### Written problem
Pull out every line below that holds the word "this".
Data for the task start
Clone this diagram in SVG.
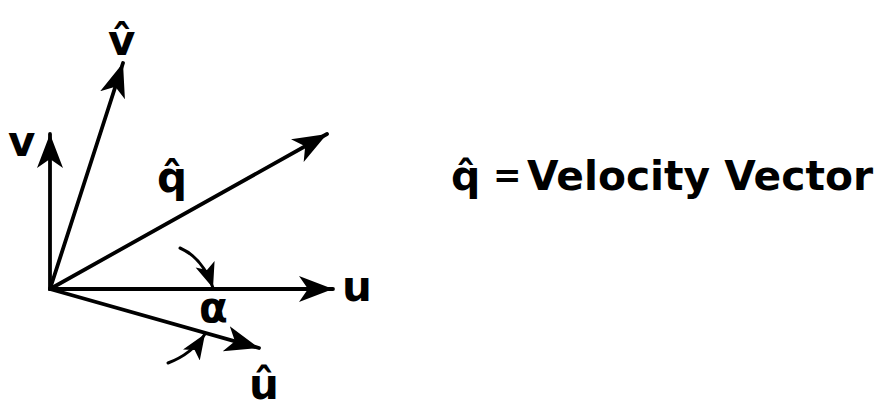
<svg xmlns="http://www.w3.org/2000/svg" width="888" height="410" viewBox="0 0 888 410">
<style>
.ax{stroke:#000;stroke-width:3.8;fill:none;stroke-linecap:round}
.arc{stroke:#000;stroke-width:3;fill:none;stroke-linecap:round}
.lbl{font-family:"DejaVu Sans","Liberation Sans",sans-serif;font-size:42px;font-weight:bold;fill:#000}
.txt{font-family:"DejaVu Sans","Liberation Sans",sans-serif;font-size:41px;font-weight:bold;fill:#000}
</style>
<defs>
<marker id="ah" markerUnits="userSpaceOnUse" markerWidth="38" markerHeight="28" refX="34" refY="13" orient="auto">
<path d="M0,0 L34,13 L0,26 L9,13 z" fill="#000"/>
</marker>
<marker id="sh" markerUnits="userSpaceOnUse" markerWidth="28" markerHeight="22" refX="25" refY="10" orient="auto">
<path d="M0,0 L25,10 L0,20 L6,10 z" fill="#000"/>
</marker>
</defs>
<rect width="888" height="410" fill="#fff"/>
<g id="connectors">
<line class="ax" x1="50" y1="289" x2="50" y2="134" marker-end="url(#ah)"/>
<line class="ax" x1="50" y1="289" x2="123" y2="63" marker-end="url(#ah)"/>
<line class="ax" x1="50" y1="289" x2="327" y2="134" marker-end="url(#ah)"/>
<line class="ax" x1="50" y1="289" x2="333" y2="289" marker-end="url(#ah)"/>
<line class="ax" x1="50" y1="289" x2="259" y2="348" marker-end="url(#ah)"/>
<path class="arc" d="M180,248 Q203,258 213,288" marker-end="url(#sh)"/>
<path class="arc" d="M168,363 Q192,354 205,334" marker-end="url(#sh)"/>
</g>
<g id="label-v"><text class="lbl" x="8" y="156">v</text></g>
<g id="label-vhat"><text class="lbl" x="108" y="55">v̂</text></g>
<g id="label-qhat"><text class="lbl" x="157" y="192">q̂</text></g>
<g id="label-u"><text class="lbl" x="342" y="301">u</text></g>
<g id="label-alpha"><text class="lbl" x="199" y="322">α</text></g>
<g id="label-uhat"><text class="lbl" x="249" y="399">û</text></g>
<g id="legend"><text class="txt" y="190"><tspan x="451">q̂</tspan><tspan x="493" y="187" font-size="34">=</tspan><tspan x="527" y="190" textLength="346" lengthAdjust="spacingAndGlyphs">Velocity  Vector</tspan></text></g>
</svg>
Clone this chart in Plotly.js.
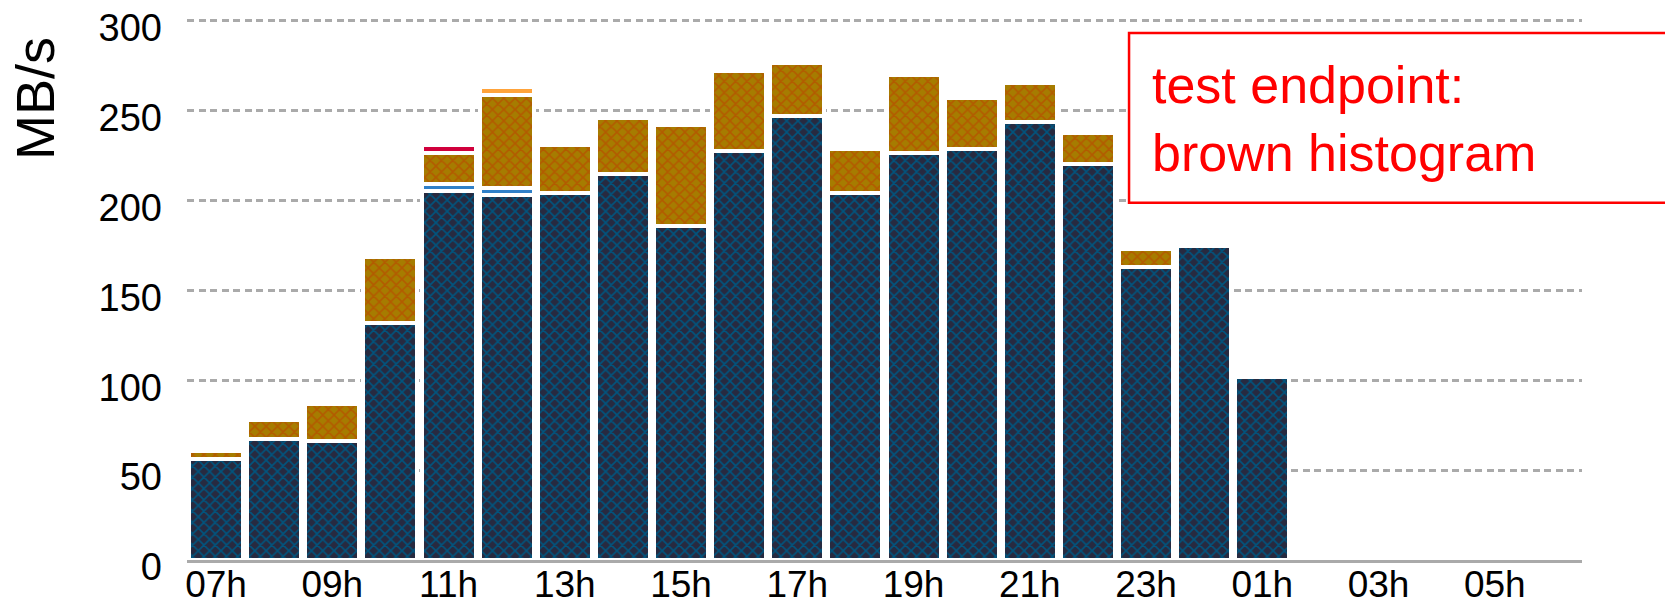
<!DOCTYPE html>
<html>
<head>
<meta charset="utf-8">
<script src="https://cdn.plot.ly/plotly-3.0.1.min.js"></script>
<style>
  html, body { margin: 0; padding: 0; background: #ffffff; }
  #chart { width: 1665px; height: 604px; }
</style>
</head>
<body>
<div id="chart"></div>
<script>
// ---- data (MB/s per hour) ----
const hours = ['07h','08h','09h','10h','11h','12h','13h','14h','15h','16h','17h','18h',
               '19h','20h','21h','22h','23h','00h','01h','02h','03h','04h','05h','06h'];
const barHours = ['07h','08h','09h','10h','11h','12h','13h','14h','15h','16h','17h','18h',
                  '19h','20h','21h','22h','23h','00h','01h'];
const navySeries   = [56.2, 67.3, 66.2, 131.8, 205.4, 203.0, 204.1, 214.7, 185.8, 227.5,
                      247.0, 204.1, 226.4, 228.6, 243.6, 220.3, 163.0, 174.7, 101.8];
const blueSeries   = [null, null, null, null, 3.8, 4.2, null, null, null, null,
                      null, null, null, null, null, null, null, null, null];
const brownSeries  = [4.4, 10.6, 20.6, 36.7, 17.2, 51.5, 26.7, 31.2, 56.2, 44.5,
                      29.5, 24.5, 43.4, 28.4, 21.7, 17.2, 10.0, null, null];
const redSeries    = [null, null, null, null, 4.4, null, null, null, null, null,
                      null, null, null, null, null, null, null, null, null];
const orangeSeries = [null, null, null, null, null, 4.4, null, null, null, null,
                      null, null, null, null, null, null, null, null, null];
const xTickLabels = ['07h','09h','11h','13h','15h','17h','19h','21h','23h','01h','03h','05h'];
const yTicks = [0, 50, 100, 150, 200, 250, 300];
const yTitle = 'MB/s';
const noteText = 'test endpoint:<br>brown histogram';

const FONT = 'Liberation Sans, Arial, Helvetica, sans-serif';
const gapLine = { color: '#ffffff', width: 4 };

function barTrace(name, values, color, pattern) {
  const marker = { color: color, line: gapLine };
  if (pattern) marker.pattern = pattern;
  return { type: 'bar', name: name, x: barHours, y: values, marker: marker, hoverinfo: 'skip' };
}

const traces = [
  barTrace('navy', navySeries, '#272a40',
    { shape: 'x', fgcolor: '#00557f', bgcolor: '#272a40', size: 8, solidity: 0.35, fillmode: 'replace' }),
  barTrace('blue', blueSeries, '#3080c8'),
  barTrace('brown', brownSeries, '#a67c00',
    { shape: 'x', fgcolor: '#b35a00', bgcolor: '#a67c00', size: 8, solidity: 0.35, fillmode: 'replace' }),
  barTrace('red', redSeries, '#d0003c'),
  barTrace('orange', orangeSeries, '#ffa33a')
];

const layout = {
  width: 1665, height: 604,
  margin: { l: 187, r: 83, t: 19, b: 44, pad: 0 },
  paper_bgcolor: '#ffffff', plot_bgcolor: '#ffffff',
  barmode: 'stack', bargap: 0.071,
  showlegend: false,
  font: { family: FONT, color: '#000000' },
  xaxis: {
    type: 'category', categoryorder: 'array', categoryarray: hours,
    range: [-0.5, 23.5], fixedrange: true,
    showgrid: false, zeroline: false,
    showline: true, linecolor: '#aaaaaa', linewidth: 3,
    ticks: '', tickmode: 'array', tickvals: xTickLabels, ticktext: xTickLabels,
    tickfont: { family: FONT, size: 37, color: '#000000' },
    ticklabelstandoff: -10
  },
  yaxis: {
    range: [0, 301], fixedrange: true,
    tickmode: 'array', tickvals: yTicks, ticktext: yTicks.map(String),
    showgrid: true, gridcolor: '#aaaaaa', gridwidth: 3, griddash: '7px,4.5px',
    zeroline: false, showline: false, ticks: '',
    tickfont: { family: FONT, size: 38, color: '#000000' },
    ticklabelstandoff: 24, ticklabelshift: 7
  },
  shapes: [{
    type: 'rect', xref: 'paper', yref: 'paper', layer: 'above',
    x0: 0.6753, x1: 1.1, y0: 0.6605, y1: 0.974,
    line: { color: '#ff0000', width: 2.5 }, fillcolor: '#ffffff'
  }],
  annotations: [
    {
      text: yTitle, xref: 'paper', yref: 'paper', x: -0.109, y: 0.854,
      xanchor: 'center', yanchor: 'middle', textangle: -90, showarrow: false,
      font: { family: FONT, size: 54, color: '#000000' }
    },
    {
      text: noteText, xref: 'paper', yref: 'paper', x: 0.6903, y: 0.8145,
      xanchor: 'left', yanchor: 'middle', align: 'left', showarrow: false,
      font: { family: FONT, size: 52, color: '#ff0000' }
    }
  ]
};

Plotly.newPlot('chart', traces, layout, { staticPlot: true, displayModeBar: false });
</script>
</body>
</html>
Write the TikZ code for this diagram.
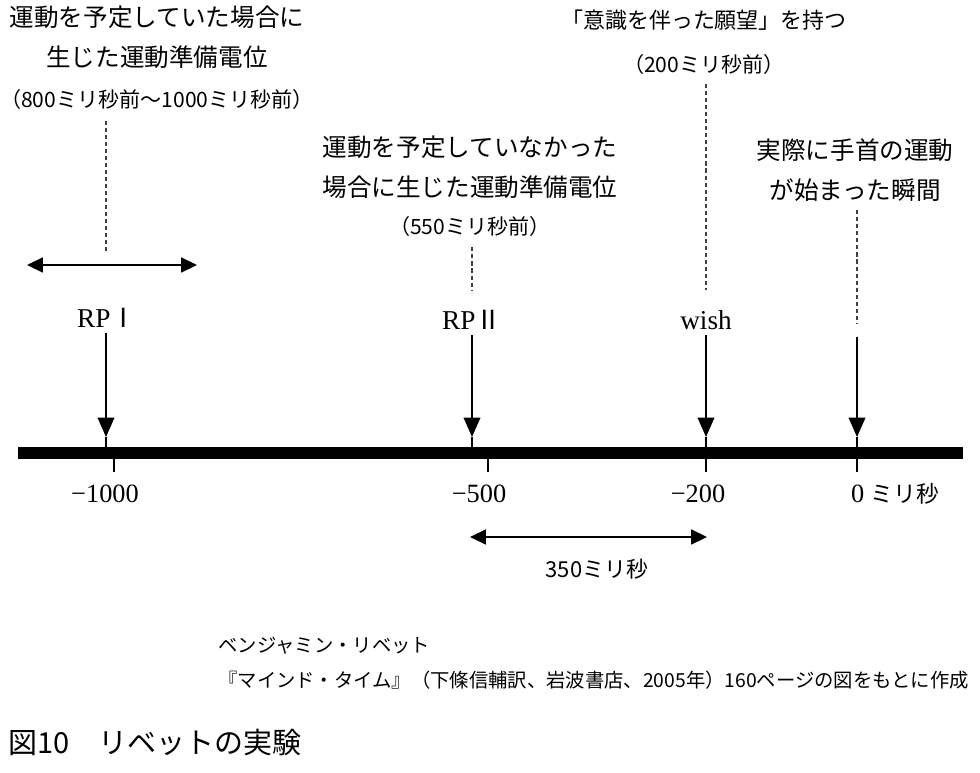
\documentclass[tikz,border=0pt]{standalone}
\usepackage{fontspec}
\setmainfont{Liberation Serif}
\newfontfamily\cjk{Noto Sans CJK JP}
\usetikzlibrary{arrows.meta, positioning}
\tikzset{
    jtext/.style = {
        align=center, inner sep=1pt,
        font=\cjk\fontsize{14}{22.5}\selectfont
    },
    jtime/.style = {
        inner sep=1pt,
        font=\cjk\fontsize{12}{14}\selectfont
    },
    tag/.style = {
        inner sep=1pt,
        font=\fontsize{15.5}{18}\selectfont
    },
    ticklabel/.style = {
        inner sep=1pt,
        font=\fontsize{15}{18}\selectfont
    },
    note/.style = {
        anchor=west, inner sep=0pt,
        font=\cjk\fontsize{11}{13}\selectfont
    },
    guide/.style = {
        line width=0.6pt, black!75,
        dash pattern=on 2.3pt off 1.7pt
    },
    pointer/.style = {
        -{Triangle[length=11pt, width=9.5pt]},
        line width=0.75pt, shorten <=2pt
    },
    stem/.style = {
        line width=0.75pt
    },
    interval/.style = {
        {Triangle[length=9pt, width=8.5pt]}-{Triangle[length=9pt, width=8.5pt]},
        line width=1pt
    },
    axis/.style = {
        line width=6.8pt
    },
    tickmark/.style = {
        line width=0.7pt
    }
}

\begin{document}
\begin{tikzpicture}[x=0.02cm, y=-0.02cm, on grid]
\useasboundingbox (0,0) rectangle (980,773);

% time axis
\coordinate (barL) at (18,453);
\coordinate (barR) at (963,453);
\draw[axis] (barL) -- (barR);

% RP I
\node (rp1txt) [jtext] at (157,37) {運動を予定していた場合に\\生じた運動準備電位};
\node (rp1time) [jtime, below=1.26cm of rp1txt] {（800ミリ秒前～1000ミリ秒前）};
\coordinate (rp1dash) at (106,253);
\coordinate (rp1L) at (27,265);
\coordinate (rp1R) at (197,265);
\draw[guide] ([yshift=-5pt]rp1time.south -| rp1dash) -- (rp1dash);
\draw[interval] (rp1L) -- (rp1R);
\node (rp1) [tag] at (107,318) {RP{\cjk\fontsize{15}{18}\selectfont Ⅰ}};
\coordinate (rp1tip) at (106,437);
\coordinate (rp1bar) at (106,453);
\draw[pointer] (rp1.south -| rp1tip) -- (rp1tip);
\draw[stem] (rp1tip) -- (rp1bar);

% RP II
\node (rp2txt) [jtext] at (470,167) {運動を予定していなかった\\場合に生じた運動準備電位};
\node (rp2time) [jtime, below=1.19cm of rp2txt] {（550ミリ秒前）};
\coordinate (rp2dash) at (472,290);
\draw[guide] ([yshift=-5pt]rp2time.south -| rp2dash) -- (rp2dash);
\node (rp2) [tag] at (472,320) {RP{\cjk\fontsize{15}{18}\selectfont Ⅱ}};
\coordinate (rp2tip) at (472,437);
\coordinate (rp2bar) at (472,453);
\draw[pointer] (rp2.south -| rp2tip) -- (rp2tip);
\draw[stem] (rp2tip) -- (rp2bar);

% wish
\node (wishtxt) [jtime, font=\cjk\fontsize{12.5}{14}\selectfont] at (704,20) {「意識を伴った願望」を持つ};
\node (wishtime) [jtime, below=0.9cm of wishtxt] {（200ミリ秒前）};
\coordinate (wishdash) at (706,290);
\draw[guide] ([yshift=-4pt]wishtime.south -| wishdash) -- (wishdash);
\node (wish) [tag] at (706,320) {wish};
\coordinate (wishtip) at (706,437);
\coordinate (wishbar) at (706,453);
\draw[pointer] (wish) -- (wishtip);
\draw[stem] (wishtip) -- (wishbar);

% movement onset
\node (zerotxt) [jtext] at (855,170) {実際に手首の運動\\が始まった瞬間};
\coordinate (zerodash) at (857,323);
\coordinate (zerotop) at (857,333);
\draw[guide] ([yshift=-4pt]zerotxt.south -| zerodash) -- (zerodash);
\coordinate (zerotip) at (857,437);
\coordinate (zerobar) at (857,453);
\draw[pointer] (zerotop) -- (zerotip);
\draw[stem] (zerotip) -- (zerobar);

% ticks and values
\draw[tickmark] (114,453) -- (114,472);
\draw[tickmark] (488,453) -- (488,472);
\draw[tickmark] (706,453) -- (706,472);
\draw[tickmark] (857,453) -- (857,472);
\node (v1000) [ticklabel] at (105,494) {−1000};
\node (v500) [ticklabel] at (479,494) {−500};
\node (v200) [ticklabel] at (698,494) {−200};
\node (v0) [ticklabel, anchor=west] at (849,494) {0 {\cjk\fontsize{13}{15}\selectfont ミリ秒}};

% 350 ms
\coordinate (gapL) at (470,537);
\coordinate (gapR) at (707,537);
\draw[interval] (gapL) -- (gapR);
\node (gap) [jtime, font=\cjk\fontsize{12.5}{14}\selectfont] at (597,569) {350ミリ秒};

% source and caption
\node (author) [note] at (218,646) {ベンジャミン・リベット};
\node (source) [note] at (218,680) {『マインド・タイム』（下條信輔訳、岩波書店、2005年）160ページの図をもとに作成};
\node (caption) [note, font=\cjk\fontsize{16.5}{18}\selectfont] at (8,743) {図10　リベットの実験};

\end{tikzpicture}
\end{document}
Data for the task end
### Response below
Clone this diagram in SVG.
Clone this chart in Plotly.js.
Write the TikZ code for this diagram.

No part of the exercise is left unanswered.